▶

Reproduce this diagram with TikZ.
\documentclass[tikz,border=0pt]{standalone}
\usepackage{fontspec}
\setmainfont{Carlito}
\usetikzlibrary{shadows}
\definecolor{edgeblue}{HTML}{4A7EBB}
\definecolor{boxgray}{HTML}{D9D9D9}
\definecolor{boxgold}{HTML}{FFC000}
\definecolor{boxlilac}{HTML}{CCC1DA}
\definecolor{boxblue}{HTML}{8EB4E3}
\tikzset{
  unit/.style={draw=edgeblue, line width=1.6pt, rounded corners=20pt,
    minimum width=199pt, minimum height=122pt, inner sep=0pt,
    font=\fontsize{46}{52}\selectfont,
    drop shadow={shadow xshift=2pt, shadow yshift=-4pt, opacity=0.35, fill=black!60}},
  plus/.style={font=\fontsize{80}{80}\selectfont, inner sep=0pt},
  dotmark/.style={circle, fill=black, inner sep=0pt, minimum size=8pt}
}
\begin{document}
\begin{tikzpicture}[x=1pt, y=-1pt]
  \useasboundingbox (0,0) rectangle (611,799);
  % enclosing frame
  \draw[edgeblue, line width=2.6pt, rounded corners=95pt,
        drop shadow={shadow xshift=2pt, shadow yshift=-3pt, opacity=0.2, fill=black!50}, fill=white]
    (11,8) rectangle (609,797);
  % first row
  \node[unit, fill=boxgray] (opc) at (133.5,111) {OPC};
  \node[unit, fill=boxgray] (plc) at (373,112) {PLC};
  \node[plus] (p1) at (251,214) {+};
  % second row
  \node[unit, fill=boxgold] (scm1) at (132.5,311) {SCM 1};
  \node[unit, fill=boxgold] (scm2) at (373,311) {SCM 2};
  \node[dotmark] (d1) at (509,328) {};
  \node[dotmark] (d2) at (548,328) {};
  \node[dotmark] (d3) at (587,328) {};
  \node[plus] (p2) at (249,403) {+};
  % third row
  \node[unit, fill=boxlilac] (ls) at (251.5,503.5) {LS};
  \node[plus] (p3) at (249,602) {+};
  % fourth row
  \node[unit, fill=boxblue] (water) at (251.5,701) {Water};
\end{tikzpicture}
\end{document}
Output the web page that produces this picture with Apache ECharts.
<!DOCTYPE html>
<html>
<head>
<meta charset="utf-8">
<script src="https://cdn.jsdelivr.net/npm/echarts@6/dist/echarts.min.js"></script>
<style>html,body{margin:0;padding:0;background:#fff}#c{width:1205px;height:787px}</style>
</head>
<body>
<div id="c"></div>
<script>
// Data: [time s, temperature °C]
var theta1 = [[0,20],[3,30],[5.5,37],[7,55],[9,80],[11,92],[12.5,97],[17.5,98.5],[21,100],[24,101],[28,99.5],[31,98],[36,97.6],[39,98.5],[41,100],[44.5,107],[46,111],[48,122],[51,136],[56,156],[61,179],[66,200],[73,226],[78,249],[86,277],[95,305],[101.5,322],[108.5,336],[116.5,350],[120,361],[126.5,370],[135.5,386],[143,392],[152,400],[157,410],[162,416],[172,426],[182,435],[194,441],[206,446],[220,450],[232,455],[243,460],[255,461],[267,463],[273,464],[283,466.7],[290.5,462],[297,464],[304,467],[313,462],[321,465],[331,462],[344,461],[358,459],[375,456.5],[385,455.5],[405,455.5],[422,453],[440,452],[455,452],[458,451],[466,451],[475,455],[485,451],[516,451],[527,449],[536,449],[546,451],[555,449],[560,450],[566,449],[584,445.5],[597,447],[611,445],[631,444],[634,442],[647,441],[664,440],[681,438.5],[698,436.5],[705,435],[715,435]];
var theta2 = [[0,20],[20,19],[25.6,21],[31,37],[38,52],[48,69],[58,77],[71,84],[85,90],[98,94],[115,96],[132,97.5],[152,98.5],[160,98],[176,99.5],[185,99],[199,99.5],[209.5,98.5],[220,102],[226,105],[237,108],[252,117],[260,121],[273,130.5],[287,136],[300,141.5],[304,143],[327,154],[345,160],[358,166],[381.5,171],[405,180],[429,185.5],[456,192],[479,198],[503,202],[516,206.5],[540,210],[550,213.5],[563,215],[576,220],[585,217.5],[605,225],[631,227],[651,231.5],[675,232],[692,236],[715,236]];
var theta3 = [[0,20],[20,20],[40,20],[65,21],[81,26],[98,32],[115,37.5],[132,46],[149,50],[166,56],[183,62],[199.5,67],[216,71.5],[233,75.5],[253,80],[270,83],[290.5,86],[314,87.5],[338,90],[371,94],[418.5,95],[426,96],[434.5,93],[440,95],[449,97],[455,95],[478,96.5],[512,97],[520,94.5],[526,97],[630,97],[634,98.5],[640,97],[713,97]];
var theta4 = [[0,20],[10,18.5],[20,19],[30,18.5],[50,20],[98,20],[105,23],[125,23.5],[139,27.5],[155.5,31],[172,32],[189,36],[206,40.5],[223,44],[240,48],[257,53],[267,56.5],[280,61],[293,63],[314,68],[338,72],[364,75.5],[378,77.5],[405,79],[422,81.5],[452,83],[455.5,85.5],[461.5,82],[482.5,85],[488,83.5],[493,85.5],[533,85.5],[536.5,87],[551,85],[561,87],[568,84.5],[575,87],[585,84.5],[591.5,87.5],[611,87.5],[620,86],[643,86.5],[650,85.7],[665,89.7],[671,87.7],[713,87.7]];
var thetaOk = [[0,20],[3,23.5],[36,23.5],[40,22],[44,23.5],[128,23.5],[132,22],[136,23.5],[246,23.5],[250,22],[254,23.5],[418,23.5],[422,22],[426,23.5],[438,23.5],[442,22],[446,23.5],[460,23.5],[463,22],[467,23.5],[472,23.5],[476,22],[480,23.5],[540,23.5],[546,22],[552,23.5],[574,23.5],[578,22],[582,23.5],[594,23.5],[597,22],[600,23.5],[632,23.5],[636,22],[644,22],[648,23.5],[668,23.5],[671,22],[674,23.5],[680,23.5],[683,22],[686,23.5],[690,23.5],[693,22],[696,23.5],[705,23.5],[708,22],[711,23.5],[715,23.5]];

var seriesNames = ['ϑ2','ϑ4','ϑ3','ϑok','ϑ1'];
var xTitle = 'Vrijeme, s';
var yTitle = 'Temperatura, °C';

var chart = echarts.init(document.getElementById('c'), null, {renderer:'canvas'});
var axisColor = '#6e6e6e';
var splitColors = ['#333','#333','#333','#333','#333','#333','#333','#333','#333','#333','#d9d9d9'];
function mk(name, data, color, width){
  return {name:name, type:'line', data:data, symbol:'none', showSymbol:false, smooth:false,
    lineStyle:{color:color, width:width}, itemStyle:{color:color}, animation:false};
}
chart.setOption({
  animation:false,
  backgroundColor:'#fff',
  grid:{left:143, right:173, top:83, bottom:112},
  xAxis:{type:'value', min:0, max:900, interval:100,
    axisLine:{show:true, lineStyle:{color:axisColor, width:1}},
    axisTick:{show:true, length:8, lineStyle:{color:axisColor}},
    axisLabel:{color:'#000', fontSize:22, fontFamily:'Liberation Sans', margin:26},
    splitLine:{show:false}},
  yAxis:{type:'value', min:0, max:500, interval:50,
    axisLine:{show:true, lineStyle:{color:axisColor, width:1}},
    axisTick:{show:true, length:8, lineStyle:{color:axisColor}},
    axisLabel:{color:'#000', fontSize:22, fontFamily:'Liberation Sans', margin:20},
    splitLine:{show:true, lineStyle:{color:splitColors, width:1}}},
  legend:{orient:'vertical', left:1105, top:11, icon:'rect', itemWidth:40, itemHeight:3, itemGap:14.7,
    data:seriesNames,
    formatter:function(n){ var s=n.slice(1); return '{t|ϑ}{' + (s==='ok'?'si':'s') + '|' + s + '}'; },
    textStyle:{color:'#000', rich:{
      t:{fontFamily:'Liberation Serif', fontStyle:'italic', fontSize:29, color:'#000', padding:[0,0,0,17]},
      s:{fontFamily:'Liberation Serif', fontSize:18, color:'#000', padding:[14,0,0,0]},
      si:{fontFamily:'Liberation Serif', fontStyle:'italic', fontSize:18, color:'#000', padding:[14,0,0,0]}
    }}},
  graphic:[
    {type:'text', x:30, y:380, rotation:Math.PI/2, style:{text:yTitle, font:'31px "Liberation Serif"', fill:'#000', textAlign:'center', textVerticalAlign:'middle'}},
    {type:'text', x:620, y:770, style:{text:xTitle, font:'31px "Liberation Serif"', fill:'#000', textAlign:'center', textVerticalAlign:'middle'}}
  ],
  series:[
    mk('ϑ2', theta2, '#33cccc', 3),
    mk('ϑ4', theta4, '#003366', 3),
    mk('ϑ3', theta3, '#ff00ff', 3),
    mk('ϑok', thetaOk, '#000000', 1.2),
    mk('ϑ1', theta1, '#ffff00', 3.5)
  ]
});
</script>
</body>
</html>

◀

* What to do *
Search the listing for the word "this" and return each line that holds it.

* Reply *
Reproduce this diagram with TikZ.
Output the web page that produces this picture with Apache ECharts.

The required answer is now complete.